Fanny offers an example of border-hopping as her life criss-crossed the Tamar. Her parents were from north Devon where her father James had worked as a farm labourer and where Fanny came into the world at Holsworthy. Around 1851-53 the family made the trip across north Cornwall to Lesnewth when James presumably contracted to work on a farm in that parish.
On leaving home Fanny spent some time as an inn servant at the London Inn in Church Street, Launceston. She didn’t stay long, marrying Samuel Bickle, a farm labourer from nearby Werrington, in 1872. In 1881 the pair were living in that parish while the birthplaces of their children suggest they’d been there since their marriage. However, between 1884 and 1886 they moved down the Tamar to Harrowbarrow in Calstock parish, where Samuel got a job labouring in an arsenic works.

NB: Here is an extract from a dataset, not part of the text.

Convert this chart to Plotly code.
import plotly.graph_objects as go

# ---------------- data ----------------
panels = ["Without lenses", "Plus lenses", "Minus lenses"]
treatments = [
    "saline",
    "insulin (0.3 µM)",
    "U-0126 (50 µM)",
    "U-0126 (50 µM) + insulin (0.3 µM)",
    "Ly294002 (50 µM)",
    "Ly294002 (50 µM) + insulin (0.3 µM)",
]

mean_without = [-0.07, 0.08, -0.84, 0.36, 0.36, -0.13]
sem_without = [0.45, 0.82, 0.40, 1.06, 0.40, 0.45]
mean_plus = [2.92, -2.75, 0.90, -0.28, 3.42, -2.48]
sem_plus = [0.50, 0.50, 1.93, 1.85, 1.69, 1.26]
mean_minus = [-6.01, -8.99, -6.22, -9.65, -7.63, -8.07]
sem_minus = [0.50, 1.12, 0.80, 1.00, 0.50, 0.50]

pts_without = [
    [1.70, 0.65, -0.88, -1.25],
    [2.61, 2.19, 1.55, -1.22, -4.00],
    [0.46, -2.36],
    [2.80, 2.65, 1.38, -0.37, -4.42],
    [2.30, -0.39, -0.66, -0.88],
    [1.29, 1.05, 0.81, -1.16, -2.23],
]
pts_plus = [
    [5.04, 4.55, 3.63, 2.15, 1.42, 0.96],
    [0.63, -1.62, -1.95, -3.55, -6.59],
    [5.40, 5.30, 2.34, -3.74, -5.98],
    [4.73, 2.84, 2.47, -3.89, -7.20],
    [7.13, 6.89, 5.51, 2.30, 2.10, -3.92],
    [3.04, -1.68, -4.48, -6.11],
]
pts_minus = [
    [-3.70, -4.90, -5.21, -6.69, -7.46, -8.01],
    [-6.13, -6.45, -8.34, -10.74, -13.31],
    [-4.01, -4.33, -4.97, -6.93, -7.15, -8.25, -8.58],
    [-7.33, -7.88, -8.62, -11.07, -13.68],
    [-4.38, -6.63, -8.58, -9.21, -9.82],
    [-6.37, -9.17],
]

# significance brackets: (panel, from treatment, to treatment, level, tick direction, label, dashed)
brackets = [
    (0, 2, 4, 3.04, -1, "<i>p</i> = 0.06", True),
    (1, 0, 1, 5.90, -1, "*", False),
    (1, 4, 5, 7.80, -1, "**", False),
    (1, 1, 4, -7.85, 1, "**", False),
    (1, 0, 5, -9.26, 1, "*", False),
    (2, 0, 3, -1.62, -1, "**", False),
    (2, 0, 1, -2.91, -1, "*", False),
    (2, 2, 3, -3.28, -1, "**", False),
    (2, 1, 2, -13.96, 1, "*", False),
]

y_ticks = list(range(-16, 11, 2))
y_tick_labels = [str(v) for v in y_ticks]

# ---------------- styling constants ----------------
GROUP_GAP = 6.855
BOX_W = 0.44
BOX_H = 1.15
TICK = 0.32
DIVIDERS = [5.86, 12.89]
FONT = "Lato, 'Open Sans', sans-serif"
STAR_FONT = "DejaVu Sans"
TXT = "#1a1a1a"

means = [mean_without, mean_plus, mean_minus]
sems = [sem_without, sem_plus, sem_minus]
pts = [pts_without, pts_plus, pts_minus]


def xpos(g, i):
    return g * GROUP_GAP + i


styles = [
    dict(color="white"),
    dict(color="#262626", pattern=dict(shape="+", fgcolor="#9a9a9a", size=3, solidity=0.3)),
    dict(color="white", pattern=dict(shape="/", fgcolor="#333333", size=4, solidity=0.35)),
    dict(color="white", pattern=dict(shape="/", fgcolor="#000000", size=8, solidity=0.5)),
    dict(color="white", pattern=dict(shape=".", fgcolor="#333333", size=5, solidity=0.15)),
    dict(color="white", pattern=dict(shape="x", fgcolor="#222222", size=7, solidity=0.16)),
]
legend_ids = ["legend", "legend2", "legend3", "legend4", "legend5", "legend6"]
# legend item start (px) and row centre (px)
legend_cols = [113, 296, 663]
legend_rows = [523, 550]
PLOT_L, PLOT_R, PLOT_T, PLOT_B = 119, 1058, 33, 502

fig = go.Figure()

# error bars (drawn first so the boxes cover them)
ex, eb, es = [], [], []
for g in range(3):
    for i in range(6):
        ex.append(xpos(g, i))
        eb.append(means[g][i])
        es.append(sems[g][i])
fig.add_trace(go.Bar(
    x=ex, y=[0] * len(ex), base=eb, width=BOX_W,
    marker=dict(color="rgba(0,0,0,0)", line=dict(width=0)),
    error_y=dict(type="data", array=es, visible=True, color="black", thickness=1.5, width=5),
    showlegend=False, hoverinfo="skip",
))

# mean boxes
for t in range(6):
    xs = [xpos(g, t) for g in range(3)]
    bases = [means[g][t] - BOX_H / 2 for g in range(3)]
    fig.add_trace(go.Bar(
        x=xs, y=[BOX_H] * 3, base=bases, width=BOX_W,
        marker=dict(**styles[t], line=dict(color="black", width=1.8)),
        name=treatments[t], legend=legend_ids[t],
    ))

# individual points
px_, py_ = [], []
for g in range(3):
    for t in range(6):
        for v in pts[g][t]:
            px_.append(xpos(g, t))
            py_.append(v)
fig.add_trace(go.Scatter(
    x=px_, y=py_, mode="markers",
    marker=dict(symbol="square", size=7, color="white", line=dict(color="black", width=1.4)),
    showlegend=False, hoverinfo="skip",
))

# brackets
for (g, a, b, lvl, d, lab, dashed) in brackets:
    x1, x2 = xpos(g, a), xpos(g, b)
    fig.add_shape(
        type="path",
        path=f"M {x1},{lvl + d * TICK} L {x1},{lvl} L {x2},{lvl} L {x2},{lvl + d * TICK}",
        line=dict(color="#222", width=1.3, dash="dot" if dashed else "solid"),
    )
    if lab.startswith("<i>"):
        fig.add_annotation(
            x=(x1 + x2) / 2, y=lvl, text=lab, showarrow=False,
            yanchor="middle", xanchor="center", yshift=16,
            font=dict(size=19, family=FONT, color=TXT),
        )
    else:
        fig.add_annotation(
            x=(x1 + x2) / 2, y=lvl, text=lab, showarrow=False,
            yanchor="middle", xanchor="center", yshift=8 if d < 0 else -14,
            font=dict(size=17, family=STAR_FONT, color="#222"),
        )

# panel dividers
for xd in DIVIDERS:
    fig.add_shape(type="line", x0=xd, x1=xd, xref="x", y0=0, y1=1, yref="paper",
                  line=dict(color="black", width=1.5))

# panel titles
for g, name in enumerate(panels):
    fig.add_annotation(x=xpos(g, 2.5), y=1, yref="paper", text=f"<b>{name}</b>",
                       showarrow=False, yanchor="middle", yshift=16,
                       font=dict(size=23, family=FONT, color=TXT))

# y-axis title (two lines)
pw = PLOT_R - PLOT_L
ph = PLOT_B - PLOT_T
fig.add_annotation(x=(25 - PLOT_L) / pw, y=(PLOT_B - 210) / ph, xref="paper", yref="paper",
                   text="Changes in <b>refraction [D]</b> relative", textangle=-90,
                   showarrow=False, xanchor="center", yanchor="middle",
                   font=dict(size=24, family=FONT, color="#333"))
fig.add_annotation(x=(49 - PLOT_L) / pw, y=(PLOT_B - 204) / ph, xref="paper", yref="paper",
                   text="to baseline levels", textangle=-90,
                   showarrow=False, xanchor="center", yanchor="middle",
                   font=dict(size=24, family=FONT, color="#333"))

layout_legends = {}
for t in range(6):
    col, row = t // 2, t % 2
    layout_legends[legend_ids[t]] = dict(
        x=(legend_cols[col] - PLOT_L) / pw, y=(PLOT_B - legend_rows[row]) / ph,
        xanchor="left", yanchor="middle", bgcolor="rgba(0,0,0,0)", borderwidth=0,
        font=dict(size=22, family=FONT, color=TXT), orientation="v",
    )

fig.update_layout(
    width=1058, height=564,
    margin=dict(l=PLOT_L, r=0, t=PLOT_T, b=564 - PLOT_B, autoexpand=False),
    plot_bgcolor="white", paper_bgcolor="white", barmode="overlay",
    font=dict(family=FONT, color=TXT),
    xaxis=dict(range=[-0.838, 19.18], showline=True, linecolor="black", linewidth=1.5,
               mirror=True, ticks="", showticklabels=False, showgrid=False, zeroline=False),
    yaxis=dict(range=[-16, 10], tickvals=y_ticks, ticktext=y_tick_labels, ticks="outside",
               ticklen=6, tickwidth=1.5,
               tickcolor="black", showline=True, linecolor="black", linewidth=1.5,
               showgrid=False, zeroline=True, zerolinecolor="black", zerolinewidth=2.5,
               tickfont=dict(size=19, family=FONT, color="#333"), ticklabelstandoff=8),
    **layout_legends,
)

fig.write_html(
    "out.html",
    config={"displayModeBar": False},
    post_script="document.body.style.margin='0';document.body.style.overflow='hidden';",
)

In 1891 the couple and their eight surviving children aged from two to 18 shared a three-roomed cottage. They had little choice but to get used to overcrowded conditions as things hardly improved after moving to Devonport by 1901, via Tideford in St Germans. In 1901, Fanny and Samuel, two children and a grand-daughter lived in a two-roomed apartment. Not only that but they still had room to take in a boarder, a 21 year old ‘general cart man’, probably a workmate of Samuel and his son who by this time were making a no doubt precarious living from carting goods from place to place.

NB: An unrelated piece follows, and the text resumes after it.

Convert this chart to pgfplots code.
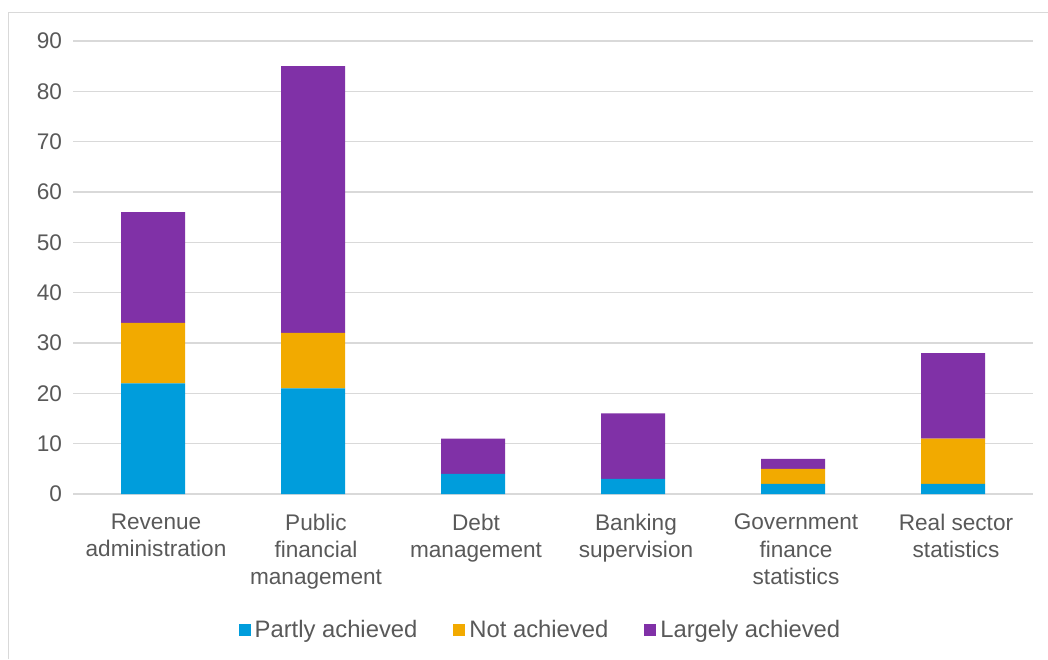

By 1911 the family were back across the Tamar and living in Torpoint. The occupational description in 72 year old Samuel’s census entry originally read ‘labourer’. But that was crossed out and ‘old age pensioner’ written in its place. Samuel was one of the first recipients of Lloyd George’s new old age pension, a princely sum of five shillings a week for those aged over 70 who had an income of less than ten shillings a week and had not applied for poor relief during the previous year. Such overwhelming generosity!
(For comparison five shillings in 1911 equals £62 now. Income support in the UK is now £75 a week; the basic state pension is £138, or only about twice as generous as was Lloyd George.)